## STORED DATA
++++++++

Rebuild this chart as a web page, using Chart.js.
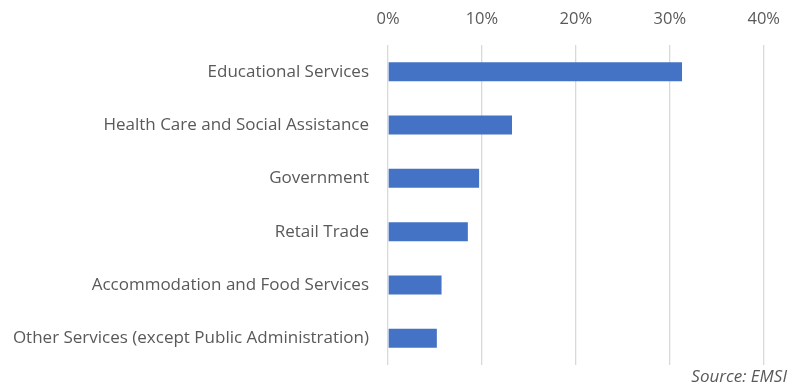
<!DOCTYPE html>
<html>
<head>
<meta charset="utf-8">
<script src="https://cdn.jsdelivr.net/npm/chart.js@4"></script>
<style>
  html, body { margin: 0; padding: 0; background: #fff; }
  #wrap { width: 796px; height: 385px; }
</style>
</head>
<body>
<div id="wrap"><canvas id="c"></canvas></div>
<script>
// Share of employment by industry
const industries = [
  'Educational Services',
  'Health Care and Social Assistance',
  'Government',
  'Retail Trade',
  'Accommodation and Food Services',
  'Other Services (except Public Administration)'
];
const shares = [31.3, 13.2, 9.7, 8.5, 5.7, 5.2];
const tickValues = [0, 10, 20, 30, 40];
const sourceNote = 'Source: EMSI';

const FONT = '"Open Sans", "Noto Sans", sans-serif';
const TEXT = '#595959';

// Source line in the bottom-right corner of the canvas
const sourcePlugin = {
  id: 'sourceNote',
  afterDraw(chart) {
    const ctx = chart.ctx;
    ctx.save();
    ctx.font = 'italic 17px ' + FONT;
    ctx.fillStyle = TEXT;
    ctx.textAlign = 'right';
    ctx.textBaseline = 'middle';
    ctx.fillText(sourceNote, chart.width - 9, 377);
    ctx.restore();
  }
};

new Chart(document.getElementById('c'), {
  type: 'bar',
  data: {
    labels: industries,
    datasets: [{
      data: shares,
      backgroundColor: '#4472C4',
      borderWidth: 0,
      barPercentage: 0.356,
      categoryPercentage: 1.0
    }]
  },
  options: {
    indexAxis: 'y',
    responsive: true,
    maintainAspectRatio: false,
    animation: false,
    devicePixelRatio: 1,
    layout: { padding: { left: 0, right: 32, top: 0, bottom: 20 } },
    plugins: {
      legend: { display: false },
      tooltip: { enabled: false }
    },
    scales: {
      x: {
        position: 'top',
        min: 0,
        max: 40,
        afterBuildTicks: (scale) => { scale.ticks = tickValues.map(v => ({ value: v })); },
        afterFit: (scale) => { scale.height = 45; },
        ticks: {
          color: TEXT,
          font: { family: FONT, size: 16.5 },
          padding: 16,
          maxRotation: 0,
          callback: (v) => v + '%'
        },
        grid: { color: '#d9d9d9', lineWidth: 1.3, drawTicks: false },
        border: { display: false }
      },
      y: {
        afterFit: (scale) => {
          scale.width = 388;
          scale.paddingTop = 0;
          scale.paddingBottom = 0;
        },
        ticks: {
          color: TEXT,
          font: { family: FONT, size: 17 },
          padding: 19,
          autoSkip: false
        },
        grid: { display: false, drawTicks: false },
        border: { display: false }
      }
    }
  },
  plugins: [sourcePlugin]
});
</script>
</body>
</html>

++++++++

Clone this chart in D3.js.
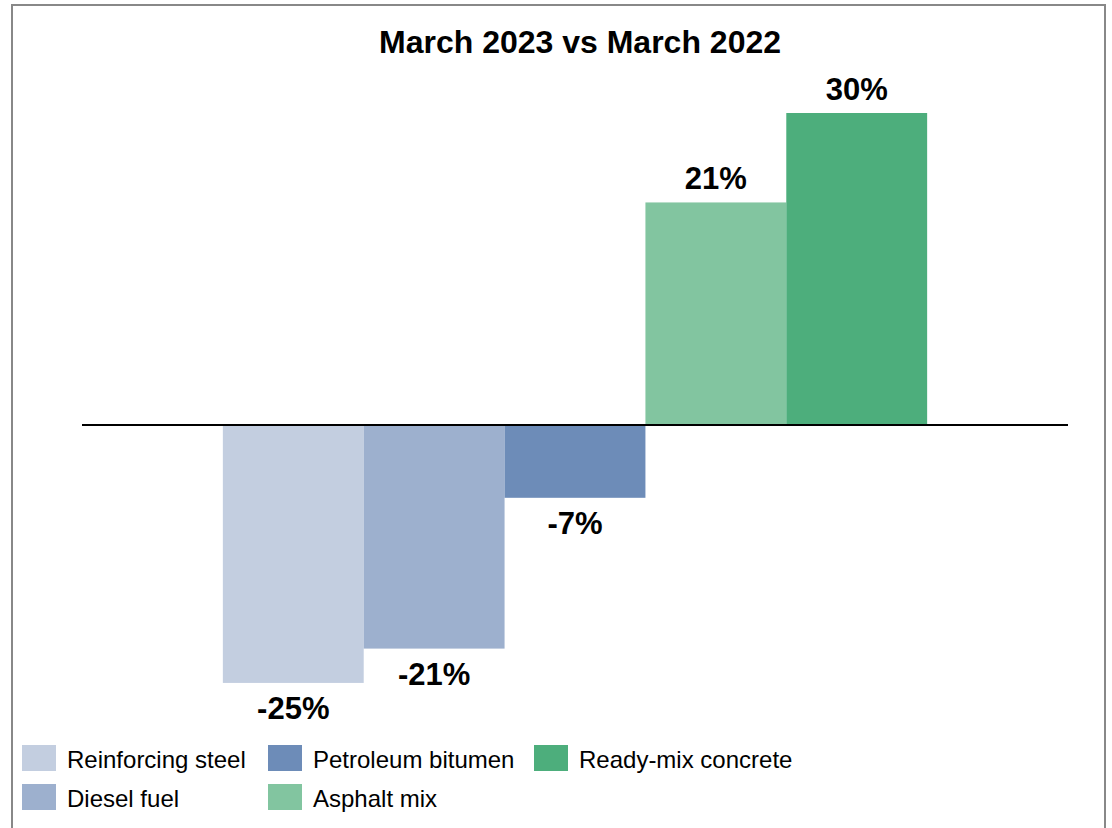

++++++++

## EXERCISE AIM
Of the lines above, how many include the word "this"? Reply with the number alone.

## FULL OUTPUT
2